(Source data)

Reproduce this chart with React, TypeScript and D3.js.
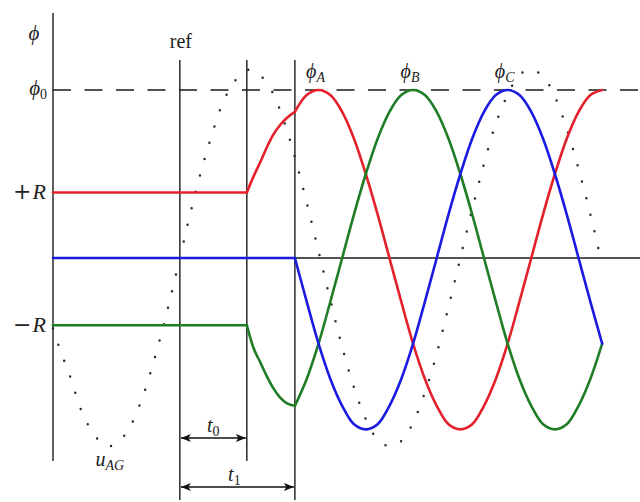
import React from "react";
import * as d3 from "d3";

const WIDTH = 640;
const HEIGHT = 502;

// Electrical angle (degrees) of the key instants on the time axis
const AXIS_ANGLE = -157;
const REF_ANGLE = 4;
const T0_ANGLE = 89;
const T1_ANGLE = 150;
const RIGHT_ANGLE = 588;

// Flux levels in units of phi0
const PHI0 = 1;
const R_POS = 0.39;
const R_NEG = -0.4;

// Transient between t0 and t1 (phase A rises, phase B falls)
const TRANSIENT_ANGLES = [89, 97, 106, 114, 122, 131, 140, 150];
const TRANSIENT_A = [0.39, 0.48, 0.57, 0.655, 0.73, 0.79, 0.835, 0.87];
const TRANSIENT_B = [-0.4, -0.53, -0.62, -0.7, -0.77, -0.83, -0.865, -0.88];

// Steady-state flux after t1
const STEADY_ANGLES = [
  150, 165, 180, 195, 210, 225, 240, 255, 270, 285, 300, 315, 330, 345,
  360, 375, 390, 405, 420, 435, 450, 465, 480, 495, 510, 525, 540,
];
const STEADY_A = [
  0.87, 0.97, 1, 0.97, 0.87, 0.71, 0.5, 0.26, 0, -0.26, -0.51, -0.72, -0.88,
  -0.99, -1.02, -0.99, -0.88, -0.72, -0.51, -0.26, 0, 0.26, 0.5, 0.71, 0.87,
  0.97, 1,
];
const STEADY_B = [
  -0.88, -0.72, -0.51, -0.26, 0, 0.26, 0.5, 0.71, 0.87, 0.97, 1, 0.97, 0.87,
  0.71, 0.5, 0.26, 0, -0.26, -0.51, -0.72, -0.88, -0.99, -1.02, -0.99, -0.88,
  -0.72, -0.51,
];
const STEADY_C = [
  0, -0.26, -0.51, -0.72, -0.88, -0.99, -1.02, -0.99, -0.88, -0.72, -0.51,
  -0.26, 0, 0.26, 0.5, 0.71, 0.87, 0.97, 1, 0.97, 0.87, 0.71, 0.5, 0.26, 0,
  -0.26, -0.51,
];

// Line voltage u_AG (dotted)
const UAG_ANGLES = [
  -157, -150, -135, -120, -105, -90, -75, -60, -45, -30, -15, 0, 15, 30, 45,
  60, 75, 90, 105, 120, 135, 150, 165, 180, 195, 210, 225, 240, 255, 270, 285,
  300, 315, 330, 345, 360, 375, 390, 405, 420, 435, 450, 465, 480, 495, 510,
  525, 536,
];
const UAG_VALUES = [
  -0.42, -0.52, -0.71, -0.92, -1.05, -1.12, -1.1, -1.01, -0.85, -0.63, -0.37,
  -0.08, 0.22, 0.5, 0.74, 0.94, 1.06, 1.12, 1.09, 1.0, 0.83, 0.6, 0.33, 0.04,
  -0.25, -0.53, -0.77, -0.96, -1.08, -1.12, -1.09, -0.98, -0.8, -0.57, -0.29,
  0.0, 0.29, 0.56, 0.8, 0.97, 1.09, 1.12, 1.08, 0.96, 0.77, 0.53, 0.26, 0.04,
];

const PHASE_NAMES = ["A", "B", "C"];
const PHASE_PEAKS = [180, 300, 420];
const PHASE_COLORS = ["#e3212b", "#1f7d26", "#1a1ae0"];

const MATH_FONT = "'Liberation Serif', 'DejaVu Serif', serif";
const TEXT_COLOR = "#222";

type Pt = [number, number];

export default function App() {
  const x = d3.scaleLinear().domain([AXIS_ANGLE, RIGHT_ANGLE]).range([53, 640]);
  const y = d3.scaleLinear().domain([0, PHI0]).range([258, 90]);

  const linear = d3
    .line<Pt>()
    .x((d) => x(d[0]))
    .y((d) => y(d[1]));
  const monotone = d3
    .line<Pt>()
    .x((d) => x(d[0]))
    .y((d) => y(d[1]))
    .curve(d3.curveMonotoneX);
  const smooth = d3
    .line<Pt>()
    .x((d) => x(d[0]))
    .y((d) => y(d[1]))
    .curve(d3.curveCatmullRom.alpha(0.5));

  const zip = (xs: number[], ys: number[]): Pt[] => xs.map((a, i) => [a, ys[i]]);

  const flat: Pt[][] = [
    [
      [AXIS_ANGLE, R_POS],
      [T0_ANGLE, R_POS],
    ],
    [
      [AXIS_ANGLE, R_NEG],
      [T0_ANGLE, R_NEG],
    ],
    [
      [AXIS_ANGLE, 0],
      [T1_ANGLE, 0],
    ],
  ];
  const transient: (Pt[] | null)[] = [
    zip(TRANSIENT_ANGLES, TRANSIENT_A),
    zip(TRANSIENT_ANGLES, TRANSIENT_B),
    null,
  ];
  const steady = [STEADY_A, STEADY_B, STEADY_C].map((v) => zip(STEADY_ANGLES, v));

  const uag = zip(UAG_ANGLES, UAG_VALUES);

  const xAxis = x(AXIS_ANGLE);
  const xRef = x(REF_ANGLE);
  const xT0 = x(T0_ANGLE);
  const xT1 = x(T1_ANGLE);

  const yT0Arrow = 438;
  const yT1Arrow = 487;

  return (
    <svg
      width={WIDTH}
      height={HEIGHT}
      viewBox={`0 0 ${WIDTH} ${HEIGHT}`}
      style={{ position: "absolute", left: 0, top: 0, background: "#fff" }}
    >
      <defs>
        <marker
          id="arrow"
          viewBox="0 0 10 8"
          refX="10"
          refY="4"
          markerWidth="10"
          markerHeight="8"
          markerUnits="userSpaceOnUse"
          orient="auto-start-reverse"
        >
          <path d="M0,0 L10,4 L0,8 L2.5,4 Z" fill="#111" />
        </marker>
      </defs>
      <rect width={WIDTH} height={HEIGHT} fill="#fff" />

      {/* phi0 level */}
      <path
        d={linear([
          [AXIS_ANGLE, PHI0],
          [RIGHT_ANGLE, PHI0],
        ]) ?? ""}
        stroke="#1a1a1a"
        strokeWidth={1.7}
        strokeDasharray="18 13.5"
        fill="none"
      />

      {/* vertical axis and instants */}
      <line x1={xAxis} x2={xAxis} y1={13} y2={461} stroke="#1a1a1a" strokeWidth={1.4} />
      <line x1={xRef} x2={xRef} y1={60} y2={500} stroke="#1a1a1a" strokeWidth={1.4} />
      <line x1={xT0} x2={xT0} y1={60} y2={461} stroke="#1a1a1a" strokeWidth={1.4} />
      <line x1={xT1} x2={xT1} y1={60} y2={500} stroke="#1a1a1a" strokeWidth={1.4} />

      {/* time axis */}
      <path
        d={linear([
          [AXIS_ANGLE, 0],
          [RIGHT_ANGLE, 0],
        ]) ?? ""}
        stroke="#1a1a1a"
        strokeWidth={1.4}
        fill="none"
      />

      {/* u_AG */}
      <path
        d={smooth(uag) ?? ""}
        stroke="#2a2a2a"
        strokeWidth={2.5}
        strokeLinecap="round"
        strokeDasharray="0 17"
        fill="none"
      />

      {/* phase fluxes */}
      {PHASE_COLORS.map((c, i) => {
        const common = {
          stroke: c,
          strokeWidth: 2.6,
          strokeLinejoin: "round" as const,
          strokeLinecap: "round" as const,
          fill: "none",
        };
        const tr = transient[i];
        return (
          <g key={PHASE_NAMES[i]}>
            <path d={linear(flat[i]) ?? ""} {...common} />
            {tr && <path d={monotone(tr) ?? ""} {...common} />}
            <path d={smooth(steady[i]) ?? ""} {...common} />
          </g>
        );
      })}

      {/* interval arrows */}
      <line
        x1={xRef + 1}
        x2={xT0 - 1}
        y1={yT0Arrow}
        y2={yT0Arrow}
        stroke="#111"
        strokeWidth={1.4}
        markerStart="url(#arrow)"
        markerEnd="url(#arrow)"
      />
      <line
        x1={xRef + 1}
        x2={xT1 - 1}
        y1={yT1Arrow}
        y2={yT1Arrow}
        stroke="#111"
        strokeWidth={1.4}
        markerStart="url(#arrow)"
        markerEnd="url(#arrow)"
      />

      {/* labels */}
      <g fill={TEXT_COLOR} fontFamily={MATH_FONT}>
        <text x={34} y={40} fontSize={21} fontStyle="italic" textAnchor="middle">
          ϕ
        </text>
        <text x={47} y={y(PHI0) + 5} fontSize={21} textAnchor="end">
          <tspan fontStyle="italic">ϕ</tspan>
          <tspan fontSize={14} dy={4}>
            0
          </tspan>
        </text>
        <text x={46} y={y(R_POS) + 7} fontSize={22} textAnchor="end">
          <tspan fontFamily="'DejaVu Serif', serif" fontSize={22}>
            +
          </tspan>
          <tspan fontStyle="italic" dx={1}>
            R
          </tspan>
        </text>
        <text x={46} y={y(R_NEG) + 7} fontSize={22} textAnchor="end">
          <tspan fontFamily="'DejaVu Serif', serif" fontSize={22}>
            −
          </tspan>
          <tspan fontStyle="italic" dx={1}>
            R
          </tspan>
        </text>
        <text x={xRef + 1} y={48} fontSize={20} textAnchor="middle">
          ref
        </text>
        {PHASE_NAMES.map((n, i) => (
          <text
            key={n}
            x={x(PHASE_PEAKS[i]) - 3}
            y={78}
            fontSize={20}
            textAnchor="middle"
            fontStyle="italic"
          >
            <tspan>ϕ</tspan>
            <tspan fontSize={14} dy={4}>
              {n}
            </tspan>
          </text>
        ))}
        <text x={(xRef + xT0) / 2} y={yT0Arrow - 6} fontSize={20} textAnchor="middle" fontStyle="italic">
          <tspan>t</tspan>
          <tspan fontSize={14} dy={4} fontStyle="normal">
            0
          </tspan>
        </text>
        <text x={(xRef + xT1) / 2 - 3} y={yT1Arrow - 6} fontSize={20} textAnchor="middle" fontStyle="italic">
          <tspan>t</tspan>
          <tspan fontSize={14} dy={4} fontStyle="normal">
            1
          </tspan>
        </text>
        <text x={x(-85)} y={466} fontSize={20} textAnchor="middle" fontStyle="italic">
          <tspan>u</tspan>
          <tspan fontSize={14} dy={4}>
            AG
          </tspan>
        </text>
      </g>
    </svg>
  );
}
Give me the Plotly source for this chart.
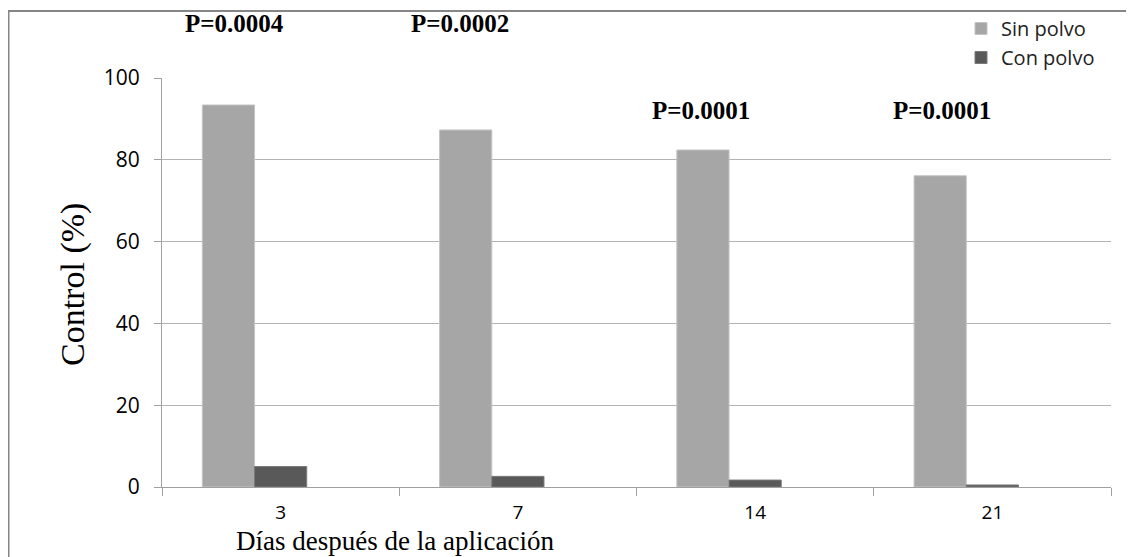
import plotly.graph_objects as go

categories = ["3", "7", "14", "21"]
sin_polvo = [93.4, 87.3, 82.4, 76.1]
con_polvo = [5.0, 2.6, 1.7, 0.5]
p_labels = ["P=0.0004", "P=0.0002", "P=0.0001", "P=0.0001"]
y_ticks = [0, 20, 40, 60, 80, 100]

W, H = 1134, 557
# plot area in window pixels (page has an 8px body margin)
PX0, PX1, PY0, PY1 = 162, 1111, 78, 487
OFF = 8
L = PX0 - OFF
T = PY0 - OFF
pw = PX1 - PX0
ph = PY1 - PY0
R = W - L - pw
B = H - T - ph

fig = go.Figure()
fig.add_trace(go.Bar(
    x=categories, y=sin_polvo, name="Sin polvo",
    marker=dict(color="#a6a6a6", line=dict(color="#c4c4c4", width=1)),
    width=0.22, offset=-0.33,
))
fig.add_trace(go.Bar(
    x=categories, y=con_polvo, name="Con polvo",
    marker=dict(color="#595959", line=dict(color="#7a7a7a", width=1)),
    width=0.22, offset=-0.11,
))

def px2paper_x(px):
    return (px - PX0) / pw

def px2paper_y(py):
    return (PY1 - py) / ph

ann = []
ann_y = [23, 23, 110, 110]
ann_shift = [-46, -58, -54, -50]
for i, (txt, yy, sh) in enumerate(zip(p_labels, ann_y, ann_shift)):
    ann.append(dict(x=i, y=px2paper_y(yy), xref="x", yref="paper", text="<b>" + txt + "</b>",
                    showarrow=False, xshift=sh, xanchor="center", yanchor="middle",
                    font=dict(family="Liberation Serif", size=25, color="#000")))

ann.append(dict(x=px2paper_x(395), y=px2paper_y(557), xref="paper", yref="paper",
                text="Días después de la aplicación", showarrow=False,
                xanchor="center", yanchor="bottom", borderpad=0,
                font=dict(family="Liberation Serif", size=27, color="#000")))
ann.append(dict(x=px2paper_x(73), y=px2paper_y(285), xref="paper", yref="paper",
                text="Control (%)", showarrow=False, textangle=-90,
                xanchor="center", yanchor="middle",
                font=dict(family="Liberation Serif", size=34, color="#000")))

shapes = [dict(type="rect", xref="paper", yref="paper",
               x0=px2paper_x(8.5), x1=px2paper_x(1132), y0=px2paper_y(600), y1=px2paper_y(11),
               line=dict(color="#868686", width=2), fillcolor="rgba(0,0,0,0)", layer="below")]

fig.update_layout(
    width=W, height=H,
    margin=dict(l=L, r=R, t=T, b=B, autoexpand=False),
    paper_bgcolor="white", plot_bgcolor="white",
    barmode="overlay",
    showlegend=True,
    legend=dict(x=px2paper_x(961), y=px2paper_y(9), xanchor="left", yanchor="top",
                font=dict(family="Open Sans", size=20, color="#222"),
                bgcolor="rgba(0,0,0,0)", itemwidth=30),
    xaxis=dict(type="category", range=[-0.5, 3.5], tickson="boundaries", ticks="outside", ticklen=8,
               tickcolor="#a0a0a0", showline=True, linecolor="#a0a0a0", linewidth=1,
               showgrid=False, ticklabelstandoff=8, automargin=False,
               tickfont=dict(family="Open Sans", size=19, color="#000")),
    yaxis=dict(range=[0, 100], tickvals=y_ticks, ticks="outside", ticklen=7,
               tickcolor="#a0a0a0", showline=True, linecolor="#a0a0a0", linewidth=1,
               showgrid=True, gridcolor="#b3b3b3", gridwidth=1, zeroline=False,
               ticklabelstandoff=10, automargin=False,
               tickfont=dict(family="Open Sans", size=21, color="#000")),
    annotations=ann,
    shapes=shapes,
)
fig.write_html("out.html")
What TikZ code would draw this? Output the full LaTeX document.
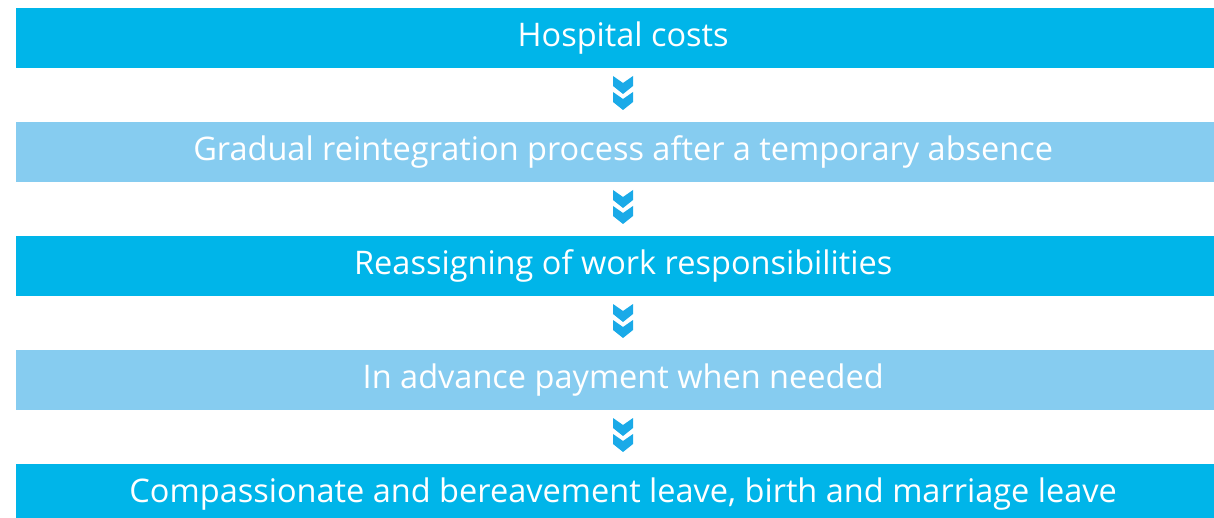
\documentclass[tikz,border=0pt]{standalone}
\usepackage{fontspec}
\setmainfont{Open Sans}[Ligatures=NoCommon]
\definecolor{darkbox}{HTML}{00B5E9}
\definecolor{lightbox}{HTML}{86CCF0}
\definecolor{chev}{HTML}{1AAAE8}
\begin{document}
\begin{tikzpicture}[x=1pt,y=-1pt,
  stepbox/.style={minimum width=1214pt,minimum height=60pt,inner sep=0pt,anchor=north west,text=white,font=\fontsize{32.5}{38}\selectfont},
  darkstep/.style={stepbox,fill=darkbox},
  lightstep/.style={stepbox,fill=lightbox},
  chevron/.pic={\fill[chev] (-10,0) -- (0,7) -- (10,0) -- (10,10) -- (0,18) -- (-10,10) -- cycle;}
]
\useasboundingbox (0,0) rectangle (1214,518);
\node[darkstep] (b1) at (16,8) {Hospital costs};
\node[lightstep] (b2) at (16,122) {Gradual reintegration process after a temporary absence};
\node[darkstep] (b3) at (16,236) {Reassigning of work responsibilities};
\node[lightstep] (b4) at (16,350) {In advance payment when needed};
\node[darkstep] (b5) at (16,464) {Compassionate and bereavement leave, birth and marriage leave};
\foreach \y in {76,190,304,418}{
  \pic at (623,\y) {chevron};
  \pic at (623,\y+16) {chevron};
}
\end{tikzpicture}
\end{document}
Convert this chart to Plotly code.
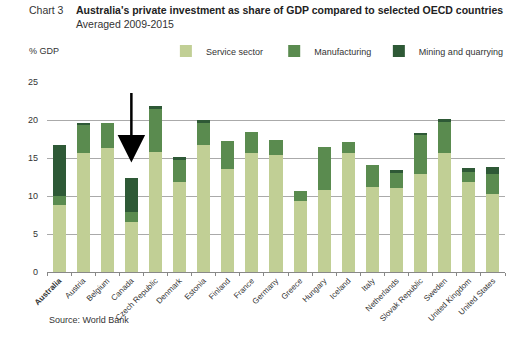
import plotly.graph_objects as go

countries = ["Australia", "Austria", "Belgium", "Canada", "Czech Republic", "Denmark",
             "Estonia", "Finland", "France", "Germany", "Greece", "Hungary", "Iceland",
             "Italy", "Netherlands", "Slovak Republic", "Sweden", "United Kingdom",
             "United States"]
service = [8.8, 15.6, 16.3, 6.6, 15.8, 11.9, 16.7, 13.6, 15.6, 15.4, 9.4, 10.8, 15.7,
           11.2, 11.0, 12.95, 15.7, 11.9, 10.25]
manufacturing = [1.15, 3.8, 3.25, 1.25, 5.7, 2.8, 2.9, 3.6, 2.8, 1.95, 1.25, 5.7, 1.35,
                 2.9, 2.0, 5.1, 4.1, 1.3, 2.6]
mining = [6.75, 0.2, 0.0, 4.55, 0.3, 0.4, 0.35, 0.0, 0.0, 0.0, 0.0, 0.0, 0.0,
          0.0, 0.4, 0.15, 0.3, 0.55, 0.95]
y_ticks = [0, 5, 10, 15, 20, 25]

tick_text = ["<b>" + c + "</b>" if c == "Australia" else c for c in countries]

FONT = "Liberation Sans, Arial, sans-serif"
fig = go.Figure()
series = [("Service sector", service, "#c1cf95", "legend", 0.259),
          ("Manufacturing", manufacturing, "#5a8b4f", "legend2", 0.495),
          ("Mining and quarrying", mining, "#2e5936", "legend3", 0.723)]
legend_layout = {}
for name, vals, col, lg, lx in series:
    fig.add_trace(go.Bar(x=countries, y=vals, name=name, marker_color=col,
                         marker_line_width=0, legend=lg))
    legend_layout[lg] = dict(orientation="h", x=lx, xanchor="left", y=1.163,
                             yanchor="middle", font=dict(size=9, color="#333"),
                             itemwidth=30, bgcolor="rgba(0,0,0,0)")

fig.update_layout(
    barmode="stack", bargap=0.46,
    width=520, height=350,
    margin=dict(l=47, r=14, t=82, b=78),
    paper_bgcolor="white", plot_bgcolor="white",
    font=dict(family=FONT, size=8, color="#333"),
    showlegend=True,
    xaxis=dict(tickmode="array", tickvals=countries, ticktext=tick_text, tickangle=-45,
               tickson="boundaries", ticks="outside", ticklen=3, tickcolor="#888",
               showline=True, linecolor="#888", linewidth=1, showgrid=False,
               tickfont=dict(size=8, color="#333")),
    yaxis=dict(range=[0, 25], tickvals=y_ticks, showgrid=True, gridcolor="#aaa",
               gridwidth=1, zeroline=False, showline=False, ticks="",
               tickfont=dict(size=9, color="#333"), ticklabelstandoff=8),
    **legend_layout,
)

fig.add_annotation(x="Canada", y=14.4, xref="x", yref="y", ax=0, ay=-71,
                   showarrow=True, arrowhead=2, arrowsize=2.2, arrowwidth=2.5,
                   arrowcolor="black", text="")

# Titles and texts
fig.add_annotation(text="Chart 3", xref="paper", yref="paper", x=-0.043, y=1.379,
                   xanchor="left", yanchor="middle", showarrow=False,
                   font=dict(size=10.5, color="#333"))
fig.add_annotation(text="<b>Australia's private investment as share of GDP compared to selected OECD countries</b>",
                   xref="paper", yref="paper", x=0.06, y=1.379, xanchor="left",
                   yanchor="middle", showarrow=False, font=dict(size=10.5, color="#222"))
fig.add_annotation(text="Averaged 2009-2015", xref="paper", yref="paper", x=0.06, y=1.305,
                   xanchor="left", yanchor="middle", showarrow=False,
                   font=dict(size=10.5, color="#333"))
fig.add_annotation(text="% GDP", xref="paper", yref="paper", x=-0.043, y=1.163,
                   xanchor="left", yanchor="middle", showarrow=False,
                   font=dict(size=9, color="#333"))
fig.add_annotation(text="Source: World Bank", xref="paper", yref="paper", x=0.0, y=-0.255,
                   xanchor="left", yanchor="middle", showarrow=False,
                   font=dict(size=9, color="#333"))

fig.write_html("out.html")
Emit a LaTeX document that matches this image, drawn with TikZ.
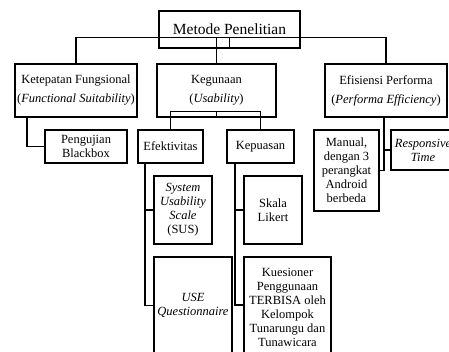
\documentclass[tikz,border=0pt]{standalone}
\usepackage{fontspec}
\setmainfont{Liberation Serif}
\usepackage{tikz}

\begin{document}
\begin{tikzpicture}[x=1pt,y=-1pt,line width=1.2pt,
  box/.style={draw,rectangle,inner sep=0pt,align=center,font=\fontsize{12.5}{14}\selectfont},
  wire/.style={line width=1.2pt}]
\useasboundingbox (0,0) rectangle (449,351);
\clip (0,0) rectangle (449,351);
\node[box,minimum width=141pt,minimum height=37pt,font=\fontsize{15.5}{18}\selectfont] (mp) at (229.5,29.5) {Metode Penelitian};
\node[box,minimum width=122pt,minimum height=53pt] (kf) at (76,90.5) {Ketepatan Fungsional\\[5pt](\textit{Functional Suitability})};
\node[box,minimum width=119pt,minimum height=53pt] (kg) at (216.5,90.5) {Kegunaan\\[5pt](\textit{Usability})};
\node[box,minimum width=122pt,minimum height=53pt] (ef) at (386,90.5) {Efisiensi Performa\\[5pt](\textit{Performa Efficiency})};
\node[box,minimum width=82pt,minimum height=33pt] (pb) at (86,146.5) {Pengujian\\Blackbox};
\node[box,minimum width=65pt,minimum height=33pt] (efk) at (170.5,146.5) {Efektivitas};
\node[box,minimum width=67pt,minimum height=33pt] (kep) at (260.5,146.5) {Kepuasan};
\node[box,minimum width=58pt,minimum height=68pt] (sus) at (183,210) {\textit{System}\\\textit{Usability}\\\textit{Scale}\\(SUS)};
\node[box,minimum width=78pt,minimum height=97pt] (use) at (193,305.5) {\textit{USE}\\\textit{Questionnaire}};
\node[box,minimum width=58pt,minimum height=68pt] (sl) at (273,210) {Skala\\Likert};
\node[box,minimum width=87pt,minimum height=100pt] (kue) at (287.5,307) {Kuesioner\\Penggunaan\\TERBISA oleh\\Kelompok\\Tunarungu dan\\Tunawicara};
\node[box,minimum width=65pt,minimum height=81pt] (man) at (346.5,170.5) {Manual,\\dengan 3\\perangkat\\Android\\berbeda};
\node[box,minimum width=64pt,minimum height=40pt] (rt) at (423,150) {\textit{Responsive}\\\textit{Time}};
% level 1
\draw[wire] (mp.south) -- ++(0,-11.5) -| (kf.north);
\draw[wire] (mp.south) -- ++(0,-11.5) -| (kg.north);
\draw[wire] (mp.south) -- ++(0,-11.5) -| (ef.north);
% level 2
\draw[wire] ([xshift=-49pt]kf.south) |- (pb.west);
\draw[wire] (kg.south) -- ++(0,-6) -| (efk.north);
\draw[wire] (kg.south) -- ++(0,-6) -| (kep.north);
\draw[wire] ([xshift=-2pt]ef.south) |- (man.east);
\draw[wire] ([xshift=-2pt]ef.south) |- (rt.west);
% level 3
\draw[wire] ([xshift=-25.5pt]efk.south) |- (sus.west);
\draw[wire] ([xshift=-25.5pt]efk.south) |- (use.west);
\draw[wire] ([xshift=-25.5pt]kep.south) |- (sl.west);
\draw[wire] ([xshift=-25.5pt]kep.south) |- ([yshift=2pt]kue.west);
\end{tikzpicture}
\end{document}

## Exercise
Quote the records above exactly, from the first line through the line containing "const RIGHT_ANGLE = 588;", and leave out the pictures.

## Exercise response
Reproduce this chart with React, TypeScript and D3.js.
import React from "react";
import * as d3 from "d3";

const WIDTH = 640;
const HEIGHT = 502;

// Electrical angle (degrees) of the key instants on the time axis
const AXIS_ANGLE = -157;
const REF_ANGLE = 4;
const T0_ANGLE = 89;
const T1_ANGLE = 150;
const RIGHT_ANGLE = 588;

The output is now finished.